EAST HAVEN, CT — Not unlike most Connecticut cities and towns, COVID-19 cases are rising dramatically in East Haven. As of last week, the positive case rate in East Haven is 10.5 percent, according to state data.

In just the last two weeks, close to 400 new cases were reported in town. These numbers do not include congregate care facilities like nursing homes. As cases in the community are rising, so too are cases in schools.

As of Tuesday, East Haven schools report there have been 175 cases. Since Monday, there were four new cases reported with 113 in quarantine.

But East Shore District Health director Michael Pascucilla says there's no evidence of in-school transmission after vigilant contact tracking investigations show, he said. So while there’s a spike in schools’ cases, the cases are coming from the community, not the schools, Pascucilla maintains. He says cases are coming into the schools from community social gatherings.

“The reason why the positivity rate is going up is simply that the community is not doing their part,” he said. “More people are getting ill because they are not following the rules. It’s not coming from the schools. It’s coming from people gathering for dinners, home parties, people still going out to visit relatives in other towns,” for example, he said. “Every time you go out of your home you’re risking potential exposure. People must comply if we’re going to stop the spread.”

Pascucilla says that the schools are still the safest place to be and more importantly, he said, closing schools leaves many kids vulnerable.

Indeed, a study by the Journal of the American Medical Association published Tuesdayshows that as long as schools are committed to mask-wearing, social distancing and cleaning protocols, they are safe. And likely safer than their communities.

Researchers from the Centers for Disease Control and Prevention said that based upon data from the fall school semester shows there's "...little evidence that schools have contributed meaningfully to increased community transmission,"provided there are spread mitigation efforts in place in schools. Pascucilla says those measures are in place in East Haven schools and are working. Now, he said, the community needs to step up. And the JAMA study shows that it does not matter how well schools do unless communities too are on board.

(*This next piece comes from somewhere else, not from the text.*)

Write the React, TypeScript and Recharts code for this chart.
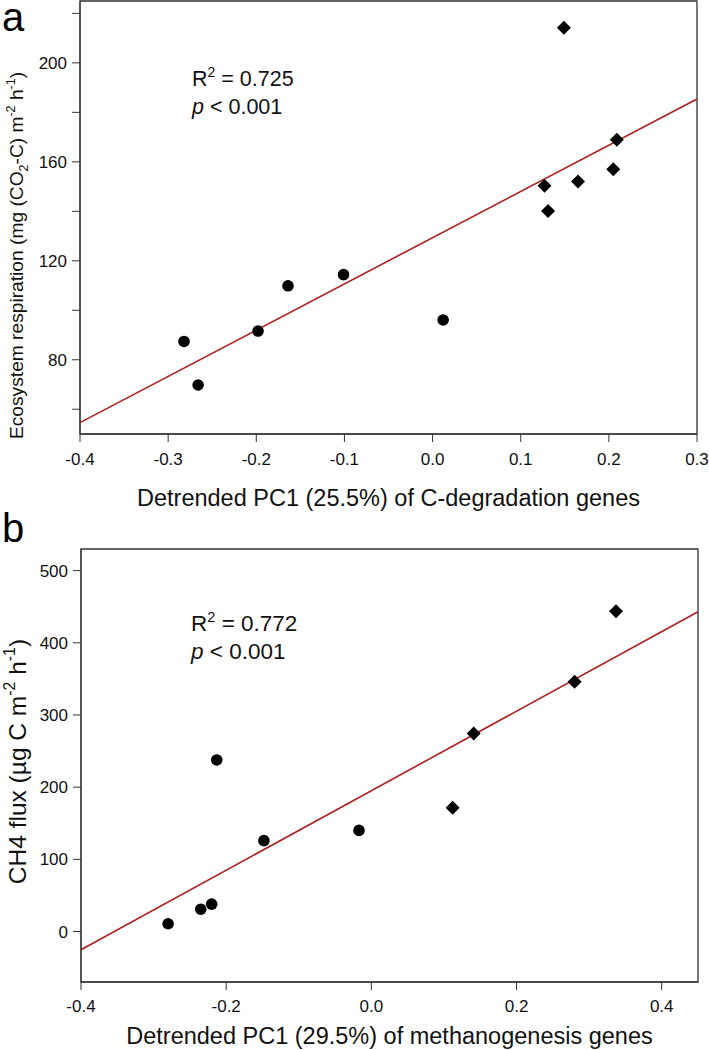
import React from "react";
import {
  ScatterChart,
  Scatter,
  XAxis,
  YAxis,
  ReferenceLine,
  ReferenceArea,
  Label,
} from "recharts";

const FONT = '"Liberation Sans", Arial, Helvetica, sans-serif';
const FIT_RED = "#b01e1e";
const AXIS = "#333";

// panel a: ecosystem respiration vs detrended PC1 of C-degradation genes
const aCircleX = [-0.282, -0.266, -0.198, -0.164, -0.101, 0.012];
const aCircleY = [87.4, 69.8, 91.6, 109.9, 114.4, 96.1];
const aDiamondX = [0.127, 0.131, 0.149, 0.165, 0.205, 0.209];
const aDiamondY = [150.3, 140.1, 214.2, 152.0, 157.0, 168.9];
const aFitX = [-0.4, 0.3];
const aFitY = [54.6, 185.4];
const aXTicks = [-0.4, -0.3, -0.2, -0.1, 0, 0.1, 0.2, 0.3];
const aYTicks = [60, 80, 100, 120, 140, 160, 180, 200, 220];

// panel b: CH4 flux vs detrended PC1 of methanogenesis genes
const bCircleX = [-0.28, -0.235, -0.22, -0.213, -0.148, -0.017];
const bCircleY = [10.7, 30.9, 37.9, 237.7, 125.9, 140.1];
const bDiamondX = [0.112, 0.141, 0.28, 0.337];
const bDiamondY = [171.6, 274.3, 345.9, 443.6];
const bFitX = [-0.4, 0.45];
const bFitY = [-25.4, 443];
const bXTicks = [-0.4, -0.2, 0, 0.2, 0.4];
const bYTicks = [0, 100, 200, 300, 400, 500];

const zip = (xs: number[], ys: number[]) => xs.map((x, i) => ({ x, y: ys[i] }));

function Dot(props: any) {
  return <circle cx={props.cx} cy={props.cy} r={5.8} fill="#000" />;
}

function Diamond(props: any) {
  const { cx, cy } = props;
  const r = 7;
  return <path d={`M${cx},${cy - r}L${cx + r},${cy}L${cx},${cy + r}L${cx - r},${cy}Z`} fill="#000" />;
}

// [text, "sup" | "sub" | ""]
type Piece = [string, string];

function renderPieces(pieces: Piece[], size: number) {
  let prev = 0;
  return pieces.map(([t, kind], i) => {
    const cur = kind === "sup" ? -0.42 * size : kind === "sub" ? 0.28 * size : 0;
    const dy = cur - prev;
    prev = cur;
    return (
      <tspan key={i} dy={dy !== 0 ? dy : undefined} fontSize={kind ? size * 0.65 : undefined}>
        {t}
      </tspan>
    );
  });
}

type PanelProps = {
  top: number;
  width: number;
  height: number;
  margin: { top: number; right: number; bottom: number; left: number };
  yAxisWidth: number;
  xAxisHeight: number;
  xDomain: number[];
  yDomain: number[];
  xTicks: number[];
  yTicks: number[];
  yFormat: (v: number) => string;
  xFormat: (v: number) => string;
  tickMargin: number;
  circles: { x: number; y: number }[];
  diamonds: { x: number; y: number }[];
  fit: { x: number; y: number }[];
  xTitle: string;
  xTitleOffset: number;
  yTitle: Piece[];
  yTitleX: number;
  yTitleShift: number;
  titleSize: number;
  yTitleSize: number;
};

function Panel(p: PanelProps) {
  return (
    <div style={{ position: "absolute", left: 0, top: p.top }}>
      <ScatterChart width={p.width} height={p.height} margin={p.margin}>
        <XAxis
          type="number"
          dataKey="x"
          domain={p.xDomain}
          ticks={p.xTicks}
          allowDataOverflow
          height={p.xAxisHeight}
          stroke={AXIS}
          tickSize={8}
          tickMargin={p.tickMargin}
          tickFormatter={p.xFormat}
          fontSize={17}
          tick={{ fontSize: 17, fill: "#111", fontFamily: FONT }}
        >
          <Label
            content={(props: any) => {
              const vb = props.viewBox;
              return (
                <text
                  x={vb.x + vb.width / 2}
                  y={vb.y + p.xTitleOffset}
                  textAnchor="middle"
                  fontSize={p.titleSize}
                  fontFamily={FONT}
                  fill="#111"
                >
                  {p.xTitle}
                </text>
              );
            }}
          />
        </XAxis>
        <YAxis
          type="number"
          dataKey="y"
          domain={p.yDomain}
          ticks={p.yTicks}
          allowDataOverflow
          width={p.yAxisWidth}
          stroke={AXIS}
          tickSize={8}
          tickMargin={5}
          tickFormatter={p.yFormat}
          fontSize={17}
          tick={{ fontSize: 17, fill: "#111", fontFamily: FONT }}
        >
          <Label
            content={(props: any) => {
              const vb = props.viewBox;
              const cy = vb.y + vb.height / 2 + p.yTitleShift;
              return (
                <text
                  x={p.yTitleX}
                  y={cy}
                  transform={`rotate(-90, ${p.yTitleX}, ${cy})`}
                  textAnchor="middle"
                  fontSize={p.yTitleSize}
                  fontFamily={FONT}
                  fill="#111"
                >
                  {renderPieces(p.yTitle, p.yTitleSize)}
                </text>
              );
            }}
          />
        </YAxis>
        <ReferenceArea
          x1={p.xDomain[0]}
          x2={p.xDomain[1]}
          y1={p.yDomain[0]}
          y2={p.yDomain[1]}
          fill="none"
          fillOpacity={0}
          stroke={AXIS}
          strokeWidth={1.3}
        />
        <ReferenceLine segment={p.fit} stroke={FIT_RED} strokeWidth={1.6} ifOverflow="visible" />
        <Scatter data={p.circles} shape={Dot} isAnimationActive={false} />
        <Scatter data={p.diamonds} shape={Diamond} isAnimationActive={false} />
      </ScatterChart>
    </div>
  );
}

function Stats({ left, top, r2, size }: { left: number; top: number; r2: string; size: number }) {
  return (
    <svg
      width={709}
      height={140}
      style={{ position: "absolute", left: 0, top, pointerEvents: "none" }}
    >
      <text x={left} y={40} fontSize={size} fontFamily={FONT} fill="#111">
        {renderPieces([["R", ""], ["2", "sup"], [" = " + r2, ""]], size)}
      </text>
      <text x={left} y={68} fontSize={size} fontFamily={FONT} fill="#111">
        <tspan fontStyle="italic">p</tspan>
        <tspan>{" < 0.001"}</tspan>
      </text>
    </svg>
  );
}

function PanelLetter({ letter, top }: { letter: string; top: number }) {
  return (
    <svg width={60} height={60} style={{ position: "absolute", left: 0, top, pointerEvents: "none" }}>
      <text x={2} y={44} fontSize={40} fontFamily={FONT} fill="#000">
        {letter}
      </text>
    </svg>
  );
}

export default function App() {
  const fmt1 = (v: number) => v.toFixed(1);
  return (
    <div style={{ position: "absolute", left: 0, top: 0, width: 709, height: 1050, background: "#fff" }}>
      <Panel
        top={0}
        width={709}
        height={520}
        margin={{ top: 1, right: 12, bottom: 0, left: 0 }}
        yAxisWidth={80}
        xAxisHeight={86}
        xDomain={[-0.4, 0.3]}
        yDomain={[50, 225]}
        xTicks={aXTicks}
        yTicks={aYTicks}
        xFormat={fmt1}
        yFormat={(v: number) => (v % 40 === 0 ? String(v) : "")}
        tickMargin={11}
        circles={zip(aCircleX, aCircleY)}
        diamonds={zip(aDiamondX, aDiamondY)}
        fit={zip(aFitX, aFitY)}
        xTitle="Detrended PC1 (25.5%) of C-degradation genes"
        xTitleOffset={72}
        yTitle={[
          ["Ecosystem respiration (mg (CO", ""],
          ["2", "sub"],
          ["-C) m", ""],
          ["-2", "sup"],
          [" h", ""],
          ["-1", "sup"],
          [")", ""],
        ]}
        yTitleX={23}
        yTitleShift={38}
        titleSize={23.5}
        yTitleSize={19.2}
      />
      <Panel
        top={540}
        width={709}
        height={510}
        margin={{ top: 9, right: 11, bottom: 0, left: 0 }}
        yAxisWidth={81}
        xAxisHeight={68}
        xDomain={[-0.4, 0.45]}
        yDomain={[-70, 530]}
        xTicks={bXTicks}
        yTicks={bYTicks}
        xFormat={fmt1}
        yFormat={(v: number) => String(v)}
        tickMargin={10}
        circles={zip(bCircleX, bCircleY)}
        diamonds={zip(bDiamondX, bDiamondY)}
        fit={zip(bFitX, bFitY)}
        xTitle="Detrended PC1 (29.5%) of methanogenesis genes"
        xTitleOffset={62}
        yTitle={[
          ["CH4 flux (\u00b5g C m", ""],
          ["-2", "sup"],
          [" h", ""],
          ["-1", "sup"],
          [")", ""],
        ]}
        yTitleX={25.5}
        yTitleShift={-4}
        titleSize={23.5}
        yTitleSize={24.5}
      />
      <Stats left={192} top={46} r2="0.725" size={21.5} />
      <Stats left={191} top={591} r2="0.772" size={22.5} />
      <PanelLetter letter="a" top={-13} />
      <PanelLetter letter="b" top={498} />
    </div>
  );
}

"Committing today to policies that prevent SARS-CoV-2 transmission in communities and in schools will help ensure the future social and academic welfare of all students and their education," researchers wrote.

Pascucilla agrees.

“From a public health perspective,” he noted, “as long as schools' positivity rates are far below the community, we’re OK. If that rate were to exceed what's happening in the community, that’d be a major problem. But that’s not what’s happening. Yes, we had classes and teachers and sports cases, but I am not seeing that spread from inside the schools.”

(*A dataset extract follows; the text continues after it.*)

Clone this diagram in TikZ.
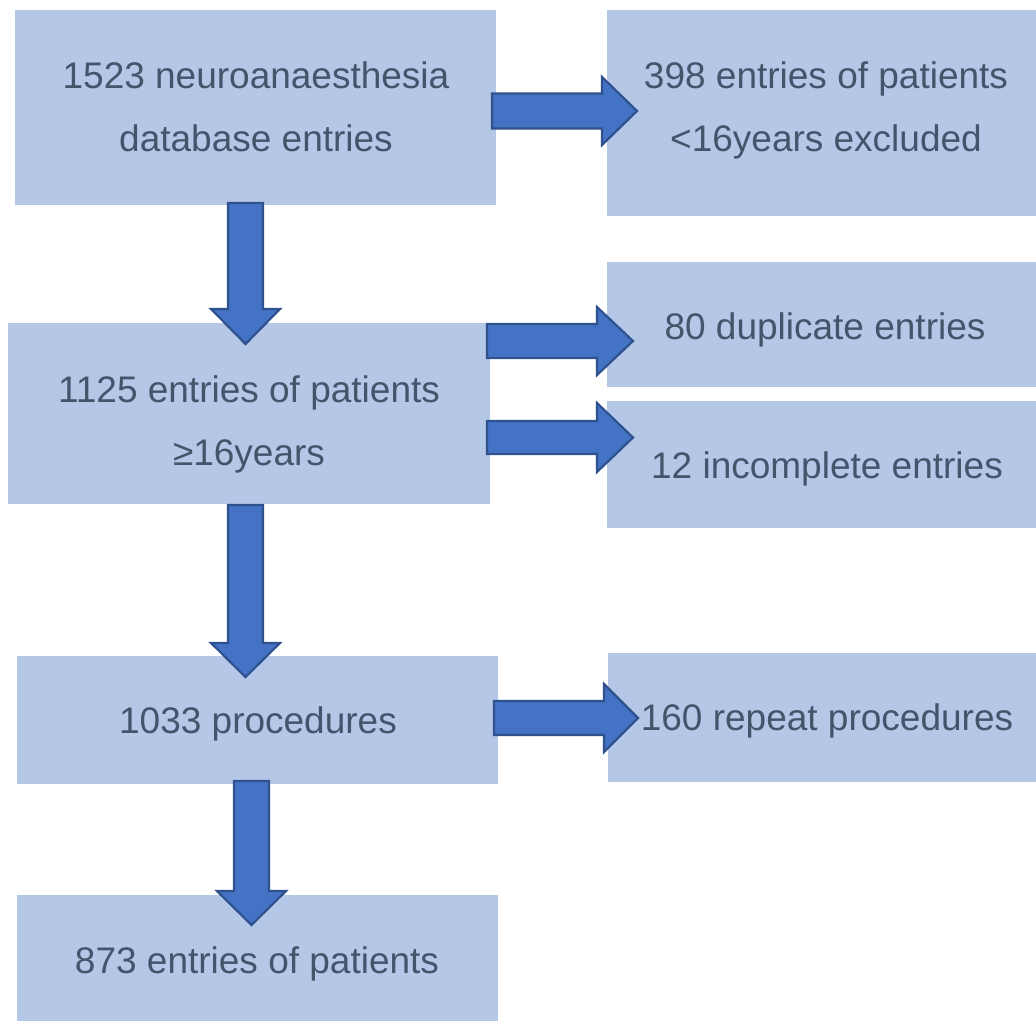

Pascucilla says that if schools close, the ramifications for many kids will be “a real worry.”

He said some students and families are already having a tough time doing school remotely, and his concern is about the short- and long-term negative effects of kids being home.

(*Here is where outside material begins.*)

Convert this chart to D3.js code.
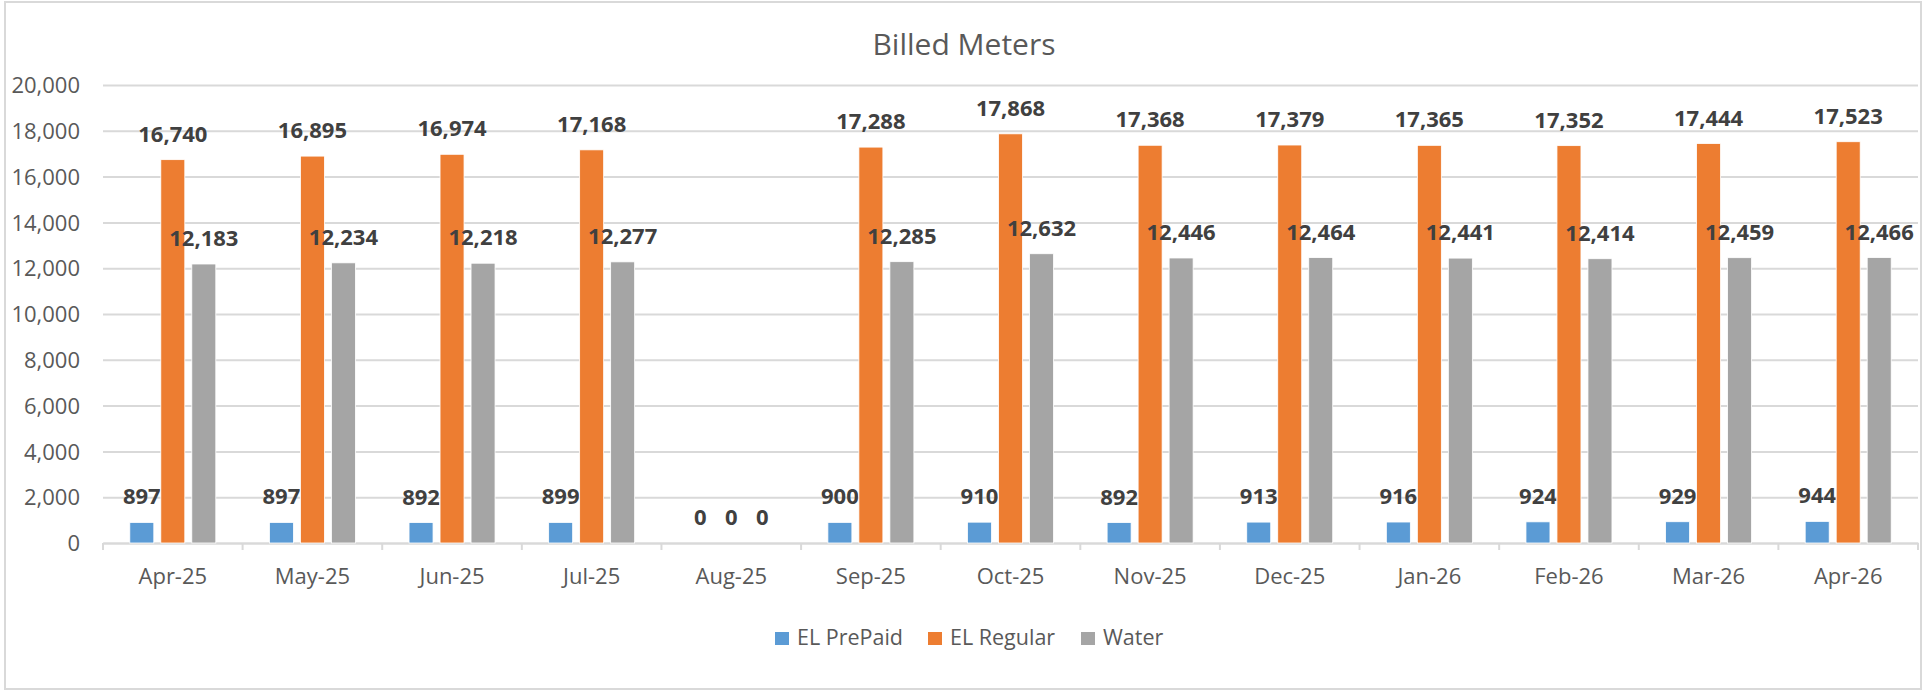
<!DOCTYPE html>
<html>
<head>
<meta charset="utf-8">
<script src="https://cdn.jsdelivr.net/npm/d3@7"></script>
<style>
  body { margin: 0; background: #fff; }
  text { font-family: "Open Sans", sans-serif; }
</style>
</head>
<body>
<svg width="1923" height="692"></svg>
<script>
//data
const months = ['Apr-25', 'May-25', 'Jun-25', 'Jul-25', 'Aug-25', 'Sep-25', 'Oct-25', 'Nov-25', 'Dec-25', 'Jan-26', 'Feb-26', 'Mar-26', 'Apr-26'];
const series = ['EL PrePaid', 'EL Regular', 'Water'];
const prePaid = [897, 897, 892, 899, 0, 900, 910, 892, 913, 916, 924, 929, 944];
const regular = [16740, 16895, 16974, 17168, 0, 17288, 17868, 17368, 17379, 17365, 17352, 17444, 17523];
const water = [12183, 12234, 12218, 12277, 0, 12285, 12632, 12446, 12464, 12441, 12414, 12459, 12466];
const yTicks = [0, 2000, 4000, 6000, 8000, 10000, 12000, 14000, 16000, 18000, 20000];

const colors = ['#5b9bd5', '#ed7d31', '#a5a5a5'];
const values = [prePaid, regular, water];

//set up
const svg = d3.select('svg');
const fmt = d3.format(',');

svg.append('rect')
  .attr('x', 5).attr('y', 2)
  .attr('width', 1916).attr('height', 687)
  .attr('fill', '#fff')
  .attr('stroke', '#d9d9d9')
  .attr('stroke-width', 2);

const x = d3.scaleBand().domain(months).range([103, 1918]);
const bw = x.bandwidth();
const xs = d3.scaleBand().domain(series).range([bw / 2 - 43, bw / 2 + 43]).paddingInner(0.2258);
const y = d3.scaleLinear().domain([0, 20000]).range([543, 85]);

//title
svg.append('text')
  .attr('x', 964).attr('y', 55)
  .attr('text-anchor', 'middle')
  .style('font-size', '30px')
  .style('fill', '#595959')
  .text('Billed Meters');

//grid + y axis
const yAxis = svg.append('g')
  .attr('transform', 'translate(103,0)')
  .call(d3.axisLeft(y).tickValues(yTicks).tickFormat(fmt).tickSize(-(1918 - 103)).tickPadding(23));
yAxis.select('.domain').remove();
yAxis.selectAll('line').attr('stroke', '#d9d9d9').attr('stroke-width', 2);
yAxis.selectAll('text')
  .style('font-size', '22px')
  .style('fill', '#595959')
  .attr('dy', '0.35em');

//x axis
const xAxis = svg.append('g')
  .attr('transform', 'translate(0,543)')
  .call(d3.axisBottom(x).tickSize(0).tickPadding(30));
xAxis.select('.domain').attr('stroke', '#d9d9d9').attr('stroke-width', 2);
xAxis.selectAll('text')
  .style('font-size', '22px')
  .style('fill', '#595959')
  .attr('dy', '0.5em');

//category separators
svg.append('g')
  .selectAll('line')
  .data(months.concat(['end']))
  .join('line')
  .attr('x1', (d, i) => 103 + i * bw)
  .attr('x2', (d, i) => 103 + i * bw)
  .attr('y1', 543).attr('y2', 550)
  .attr('stroke', '#d9d9d9')
  .attr('stroke-width', 2);

//bars
const groups = svg.append('g')
  .selectAll('g')
  .data(months)
  .join('g')
  .attr('transform', d => `translate(${x(d)},0)`);

const cells = groups.selectAll('g')
  .data((m, i) => series.map((s, j) => ({ s, j, v: values[j][i] })))
  .join('g');

cells.append('rect')
  .attr('x', d => xs(d.s))
  .attr('width', xs.bandwidth())
  .attr('y', d => y(d.v))
  .attr('height', d => y(0) - y(d.v))
  .attr('fill', d => colors[d.j])
  .attr('stroke', '#fff')
  .attr('stroke-width', 0.8);

cells.append('text')
  .attr('x', d => xs(d.s) + xs.bandwidth() / 2)
  .attr('y', d => y(d.v) - 18)
  .attr('text-anchor', 'middle')
  .style('font-size', '22px')
  .style('font-weight', 'bold')
  .style('fill', '#404040')
  .text(d => fmt(d.v));

//legend
const legendX = [775, 928, 1081];
const legend = svg.append('g')
  .selectAll('g')
  .data(series)
  .join('g')
  .attr('transform', (d, i) => `translate(${legendX[i]},632)`);

legend.append('rect')
  .attr('width', 14).attr('height', 13)
  .attr('fill', (d, i) => colors[i]);

legend.append('text')
  .attr('x', 22).attr('y', 13)
  .style('font-size', '21.5px')
  .style('fill', '#595959')
  .text(d => d);
</script>
</body>
</html>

“Their physical health, depression, anxiety, in some homes there’s domestic violence, increased substance abuse is being seen and even suicides. Students are hurting,” he said in an interview with Patch.

“They’re already missing after-school activities, going to movies, being with friends, doing sports. Our suicide rates, depression and anxiety is going through the roof. If we were to close our schools, in my opinion, it would make it worse for kids. We feel as long as it's safe in school, which it is, since we’ve had to take away everything else, kids need to be in school,” he said. “It’s all they have.”

Pascucilla says that since families have the option to keep kids home, parents can make the decision for what’s best for their kids.

“Some say close the school but people have a choice,” he said.